I'm a woman. I'm a transgender woman. I'm a dyke. Other lesbians accept me as a lesbian. I'm queer. I'm a feminist. I am some sort of post modern (pomo)/radical feminist. I am a sex positive feminist meaning I don't find erotica/pornography, sex work/prostitution, BDSM, butch-femme, sex acts or sex toys to be anti-feminist. I like erotica/pornography. I like lesbian erotica/pornography. BDSM is fun. Butches are hot. Femmes are hot. OK, women in general are hot. I have sexual kinks. I'm pro-LGBTQ. I think LGBTQ issues are feminist issues. I think transgender issues are feminist issues. I think that political lesbianism is a theft of lesbian identity and culture. I'm an anti-capitalist socialist more or less. I'm a university student. I'm studying to be an academic. I'm an activist in both feminist and LGBTQ issues. I'm accepted as a woman and a feminist by my university feminist group. I benefited from male privelege for most of my life. I'm a transsexual woman. I only started transitioning a year ago. I'm an agnostic pagan who grew up Christian. My good Christian mother loves me, her transgender daughter. I'm mentally ill. "Gender dysphoria" does not make me mentally ill. I am neither young nor beautiful. I'm overweight/fat. Becoming a femme transdyke does not mean I'm reifying the gender binary. Transmen are men. Asexual, bisexual, genderqueer, pansexual, polysexual, and all sorts of other gender and sexual identities exist and are valid.

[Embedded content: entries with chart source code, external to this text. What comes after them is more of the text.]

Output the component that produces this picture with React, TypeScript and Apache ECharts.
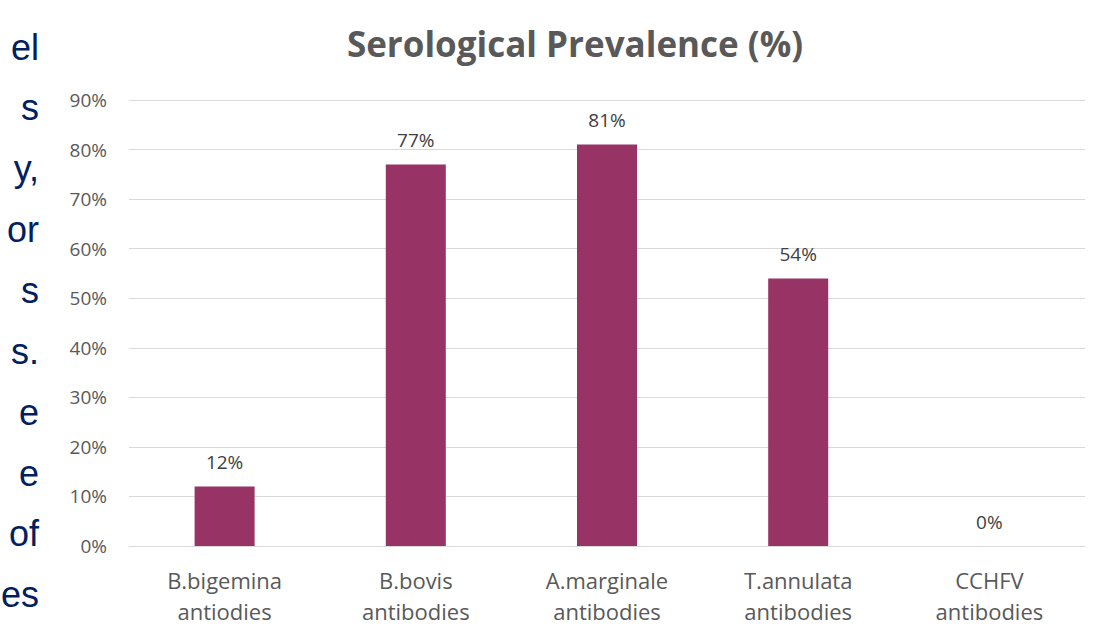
import React, { useEffect, useRef } from "react";
import * as echarts from "echarts";

const categories = [
  "B.bigemina\nantiodies",
  "B.bovis\nantibodies",
  "A.marginale\nantibodies",
  "T.annulata\nantibodies",
  "CCHFV\nantibodies",
];
const prevalence = [12, 77, 81, 54, 0];
const titleText = "Serological Prevalence (%)";
const sideFragments = ["el", "s", "y,", "or", "s", "s.", "e", "e", "of", "es"];
const sideLineY = [47, 107, 168, 229, 290, 351, 412, 473, 533, 594];

export default function App() {
  const ref = useRef<HTMLDivElement>(null);
  useEffect(() => {
    if (!ref.current) return;
    const chart = echarts.init(ref.current, undefined, { renderer: "svg" });
    const font = "'Open Sans', 'Noto Sans', sans-serif";
    chart.setOption({
      animation: false,
      backgroundColor: "#ffffff",
      title: {
        text: titleText,
        left: 570,
        textAlign: "center",
        top: 21,
        textStyle: {
          fontFamily: font,
          fontWeight: "bold",
          fontSize: 35,
          color: "#595959",
        },
      },
      grid: { left: 129, right: 33, top: 100, bottom: 84, containLabel: false },
      xAxis: {
        type: "category",
        data: categories,
        axisLine: { show: true, lineStyle: { color: "#d9d9d9", width: 1 } },
        axisTick: { show: false },
        axisLabel: {
          fontFamily: font,
          fontSize: 22,
          color: "#595959",
          lineHeight: 31,
          margin: 18,
          interval: 0,
        },
      },
      yAxis: {
        type: "value",
        min: 0,
        max: 90,
        interval: 10,
        axisLine: { show: false },
        axisTick: { show: false },
        splitLine: { lineStyle: { color: "#d9d9d9", width: 1 } },
        axisLabel: {
          formatter: "{value}%",
          fontFamily: font,
          fontSize: 19,
          color: "#595959",
          margin: 22,
        },
      },
      series: [
        {
          type: "bar",
          data: prevalence,
          barWidth: 60,
          itemStyle: { color: "#983365" },
          label: {
            show: true,
            position: "top",
            formatter: "{c}%",
            fontFamily: font,
            fontSize: 19,
            color: "#404040",
            distance: 15,
          },
        },
      ],
      graphic: sideFragments.map((t, i) => ({
        type: "text",
        x: 39,
        y: sideLineY[i],
        style: {
          text: t,
          textAlign: "right",
          textVerticalAlign: "middle",
          fontFamily: "'Liberation Sans', Arial, sans-serif",
          fontSize: 36,
          fill: "#002060",
        },
      })),
    });
    return () => chart.dispose();
  }, []);
  return (
    <div
      ref={ref}
      style={{ position: "absolute", left: 0, top: 0, width: 1118, height: 630 }}
    />
  );
}
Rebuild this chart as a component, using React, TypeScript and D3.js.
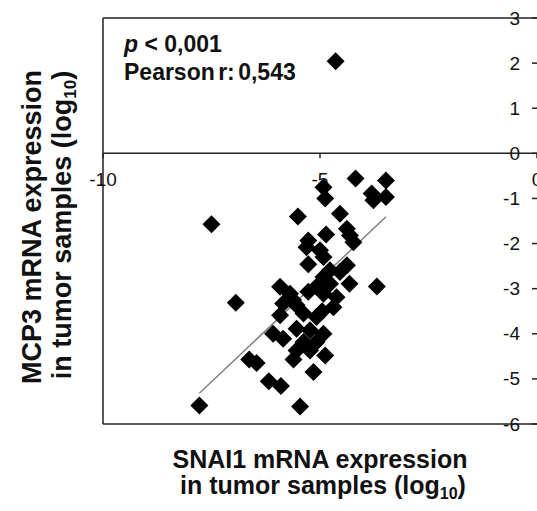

That's not everything, but it's a good start for offending people I'm sure. However, I'm not trying to offend just to offend. I'm trying to speak and stop the erasure of my reality, my identity, my very being. So, I hope that you'll stick around even if I've already offended you or even if I've not yet managed it.

Guitar Heroin(e)

I'd planned for my first blog post to actually give a background of who I am, what I think, and why the heck anyone should read my blog. And then a friend and I played Guitar Hero III last night and into the early morning. I'm really not a big fan of video games and yet I find it incredibly addicting. It was nice to have women as well as men guitarists shown playing, although if you're watching the pretty video you're not really playing the game well. I also embarrassed myself somewhat as I found myself rocking out while playing so I must have been having fun.

However, I was less than thrilled with the fact that you almost always have the same dude singing. Why? Because out of the 70-some songs in the game exactly three were sung by women. Uh, hello? That's just ridiculous, especially when you've included songs from 1966 or so on to now. Sure, rock may be dominated by men, but not to this extent. Geez!

So props for the women guitarists since women strum just as hard, but lack of hard-rocking women singers ticks me off since I like singing when I'm playing.